→ Brief
Skip every picture and transcribe the remaining material exactly.

→ Data lines
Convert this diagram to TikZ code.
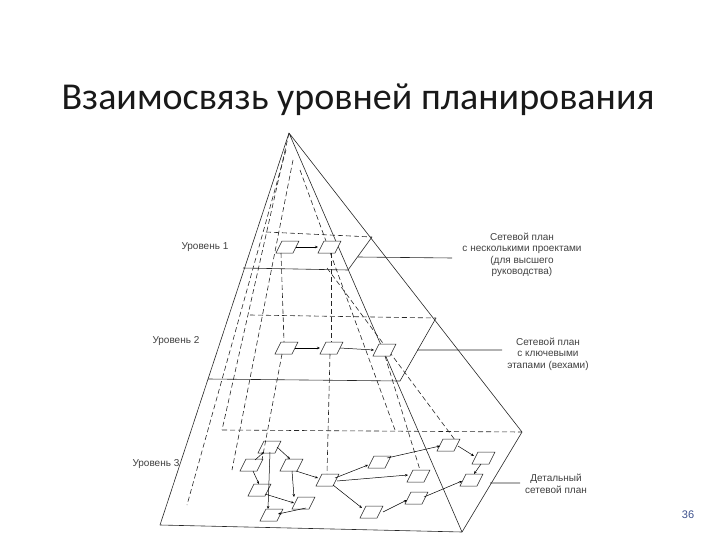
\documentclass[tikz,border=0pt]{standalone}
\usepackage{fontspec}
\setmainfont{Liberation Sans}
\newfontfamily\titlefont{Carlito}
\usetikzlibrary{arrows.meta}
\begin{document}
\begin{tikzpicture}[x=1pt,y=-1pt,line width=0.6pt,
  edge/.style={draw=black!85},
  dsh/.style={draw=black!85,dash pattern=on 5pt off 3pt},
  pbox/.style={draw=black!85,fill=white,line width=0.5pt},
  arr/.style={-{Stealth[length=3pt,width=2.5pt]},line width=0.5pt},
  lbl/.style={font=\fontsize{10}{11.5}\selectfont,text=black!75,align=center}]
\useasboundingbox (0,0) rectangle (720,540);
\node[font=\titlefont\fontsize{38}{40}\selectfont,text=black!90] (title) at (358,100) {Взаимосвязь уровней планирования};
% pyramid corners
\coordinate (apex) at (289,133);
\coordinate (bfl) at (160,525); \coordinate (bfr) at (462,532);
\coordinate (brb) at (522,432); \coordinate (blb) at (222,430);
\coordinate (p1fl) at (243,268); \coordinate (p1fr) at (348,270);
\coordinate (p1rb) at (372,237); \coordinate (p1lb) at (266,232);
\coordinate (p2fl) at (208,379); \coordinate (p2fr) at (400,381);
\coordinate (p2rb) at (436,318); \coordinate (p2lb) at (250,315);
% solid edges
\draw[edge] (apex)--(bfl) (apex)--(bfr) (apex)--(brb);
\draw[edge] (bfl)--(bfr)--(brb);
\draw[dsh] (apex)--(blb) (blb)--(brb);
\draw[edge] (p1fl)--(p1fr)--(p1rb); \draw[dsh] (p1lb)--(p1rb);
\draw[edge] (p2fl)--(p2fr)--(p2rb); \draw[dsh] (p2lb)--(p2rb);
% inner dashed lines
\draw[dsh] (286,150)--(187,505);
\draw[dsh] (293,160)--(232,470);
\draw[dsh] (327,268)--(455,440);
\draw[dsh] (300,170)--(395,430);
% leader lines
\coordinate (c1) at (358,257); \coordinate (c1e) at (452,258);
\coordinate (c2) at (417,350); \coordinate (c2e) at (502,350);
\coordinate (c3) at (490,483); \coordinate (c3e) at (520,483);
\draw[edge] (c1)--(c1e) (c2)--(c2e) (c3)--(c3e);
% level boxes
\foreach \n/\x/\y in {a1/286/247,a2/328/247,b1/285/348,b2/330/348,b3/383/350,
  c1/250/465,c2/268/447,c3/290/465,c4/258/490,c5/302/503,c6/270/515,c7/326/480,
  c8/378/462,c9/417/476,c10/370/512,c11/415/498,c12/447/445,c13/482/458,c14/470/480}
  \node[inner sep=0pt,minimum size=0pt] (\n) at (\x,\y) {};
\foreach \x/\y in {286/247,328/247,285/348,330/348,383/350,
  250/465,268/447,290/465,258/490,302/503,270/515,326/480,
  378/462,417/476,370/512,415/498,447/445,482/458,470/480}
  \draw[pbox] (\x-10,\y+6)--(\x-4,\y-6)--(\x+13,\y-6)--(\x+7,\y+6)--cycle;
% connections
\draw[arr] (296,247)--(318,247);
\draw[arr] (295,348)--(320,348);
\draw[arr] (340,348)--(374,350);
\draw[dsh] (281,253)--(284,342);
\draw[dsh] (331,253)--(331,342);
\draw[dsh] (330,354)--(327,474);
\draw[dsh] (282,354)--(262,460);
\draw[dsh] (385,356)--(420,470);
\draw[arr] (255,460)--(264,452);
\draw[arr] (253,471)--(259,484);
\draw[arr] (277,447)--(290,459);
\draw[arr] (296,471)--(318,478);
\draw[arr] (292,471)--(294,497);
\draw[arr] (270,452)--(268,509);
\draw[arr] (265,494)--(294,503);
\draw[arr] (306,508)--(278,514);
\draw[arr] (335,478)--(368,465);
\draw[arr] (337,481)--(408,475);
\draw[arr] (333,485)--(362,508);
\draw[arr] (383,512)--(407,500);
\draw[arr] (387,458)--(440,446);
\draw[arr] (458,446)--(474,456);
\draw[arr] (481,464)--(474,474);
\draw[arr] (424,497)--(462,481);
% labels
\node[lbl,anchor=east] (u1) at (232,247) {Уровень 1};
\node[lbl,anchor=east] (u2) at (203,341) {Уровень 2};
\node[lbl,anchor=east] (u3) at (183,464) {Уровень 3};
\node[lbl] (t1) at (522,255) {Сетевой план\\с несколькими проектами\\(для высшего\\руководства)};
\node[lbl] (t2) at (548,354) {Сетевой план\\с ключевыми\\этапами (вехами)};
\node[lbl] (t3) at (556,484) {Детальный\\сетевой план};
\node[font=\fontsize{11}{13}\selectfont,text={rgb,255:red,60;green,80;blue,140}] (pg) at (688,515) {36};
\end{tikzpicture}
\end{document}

→ Solution for this problem
Convert this diagram to TikZ code.
\documentclass[tikz,border=0pt]{standalone}
\usepackage{fontspec}
\setmainfont{Liberation Sans}
\newfontfamily\titlefont{Carlito}
\usetikzlibrary{arrows.meta}
\begin{document}
\begin{tikzpicture}[x=1pt,y=-1pt,line width=0.6pt,
  edge/.style={draw=black!85},
  dsh/.style={draw=black!85,dash pattern=on 5pt off 3pt},
  pbox/.style={draw=black!85,fill=white,line width=0.5pt},
  arr/.style={-{Stealth[length=3pt,width=2.5pt]},line width=0.5pt},
  lbl/.style={font=\fontsize{10}{11.5}\selectfont,text=black!75,align=center}]
\useasboundingbox (0,0) rectangle (720,540);
\node[font=\titlefont\fontsize{38}{40}\selectfont,text=black!90] (title) at (358,100) {Взаимосвязь уровней планирования};
% pyramid corners
\coordinate (apex) at (289,133);
\coordinate (bfl) at (160,525); \coordinate (bfr) at (462,532);
\coordinate (brb) at (522,432); \coordinate (blb) at (222,430);
\coordinate (p1fl) at (243,268); \coordinate (p1fr) at (348,270);
\coordinate (p1rb) at (372,237); \coordinate (p1lb) at (266,232);
\coordinate (p2fl) at (208,379); \coordinate (p2fr) at (400,381);
\coordinate (p2rb) at (436,318); \coordinate (p2lb) at (250,315);
% solid edges
\draw[edge] (apex)--(bfl) (apex)--(bfr) (apex)--(brb);
\draw[edge] (bfl)--(bfr)--(brb);
\draw[dsh] (apex)--(blb) (blb)--(brb);
\draw[edge] (p1fl)--(p1fr)--(p1rb); \draw[dsh] (p1lb)--(p1rb);
\draw[edge] (p2fl)--(p2fr)--(p2rb); \draw[dsh] (p2lb)--(p2rb);
% inner dashed lines
\draw[dsh] (286,150)--(187,505);
\draw[dsh] (293,160)--(232,470);
\draw[dsh] (327,268)--(455,440);
\draw[dsh] (300,170)--(395,430);
% leader lines
\coordinate (c1) at (358,257); \coordinate (c1e) at (452,258);
\coordinate (c2) at (417,350); \coordinate (c2e) at (502,350);
\coordinate (c3) at (490,483); \coordinate (c3e) at (520,483);
\draw[edge] (c1)--(c1e) (c2)--(c2e) (c3)--(c3e);
% level boxes
\foreach \n/\x/\y in {a1/286/247,a2/328/247,b1/285/348,b2/330/348,b3/383/350,
  c1/250/465,c2/268/447,c3/290/465,c4/258/490,c5/302/503,c6/270/515,c7/326/480,
  c8/378/462,c9/417/476,c10/370/512,c11/415/498,c12/447/445,c13/482/458,c14/470/480}
  \node[inner sep=0pt,minimum size=0pt] (\n) at (\x,\y) {};
\foreach \x/\y in {286/247,328/247,285/348,330/348,383/350,
  250/465,268/447,290/465,258/490,302/503,270/515,326/480,
  378/462,417/476,370/512,415/498,447/445,482/458,470/480}
  \draw[pbox] (\x-10,\y+6)--(\x-4,\y-6)--(\x+13,\y-6)--(\x+7,\y+6)--cycle;
% connections
\draw[arr] (296,247)--(318,247);
\draw[arr] (295,348)--(320,348);
\draw[arr] (340,348)--(374,350);
\draw[dsh] (281,253)--(284,342);
\draw[dsh] (331,253)--(331,342);
\draw[dsh] (330,354)--(327,474);
\draw[dsh] (282,354)--(262,460);
\draw[dsh] (385,356)--(420,470);
\draw[arr] (255,460)--(264,452);
\draw[arr] (253,471)--(259,484);
\draw[arr] (277,447)--(290,459);
\draw[arr] (296,471)--(318,478);
\draw[arr] (292,471)--(294,497);
\draw[arr] (270,452)--(268,509);
\draw[arr] (265,494)--(294,503);
\draw[arr] (306,508)--(278,514);
\draw[arr] (335,478)--(368,465);
\draw[arr] (337,481)--(408,475);
\draw[arr] (333,485)--(362,508);
\draw[arr] (383,512)--(407,500);
\draw[arr] (387,458)--(440,446);
\draw[arr] (458,446)--(474,456);
\draw[arr] (481,464)--(474,474);
\draw[arr] (424,497)--(462,481);
% labels
\node[lbl,anchor=east] (u1) at (232,247) {Уровень 1};
\node[lbl,anchor=east] (u2) at (203,341) {Уровень 2};
\node[lbl,anchor=east] (u3) at (183,464) {Уровень 3};
\node[lbl] (t1) at (522,255) {Сетевой план\\с несколькими проектами\\(для высшего\\руководства)};
\node[lbl] (t2) at (548,354) {Сетевой план\\с ключевыми\\этапами (вехами)};
\node[lbl] (t3) at (556,484) {Детальный\\сетевой план};
\node[font=\fontsize{11}{13}\selectfont,text={rgb,255:red,60;green,80;blue,140}] (pg) at (688,515) {36};
\end{tikzpicture}
\end{document}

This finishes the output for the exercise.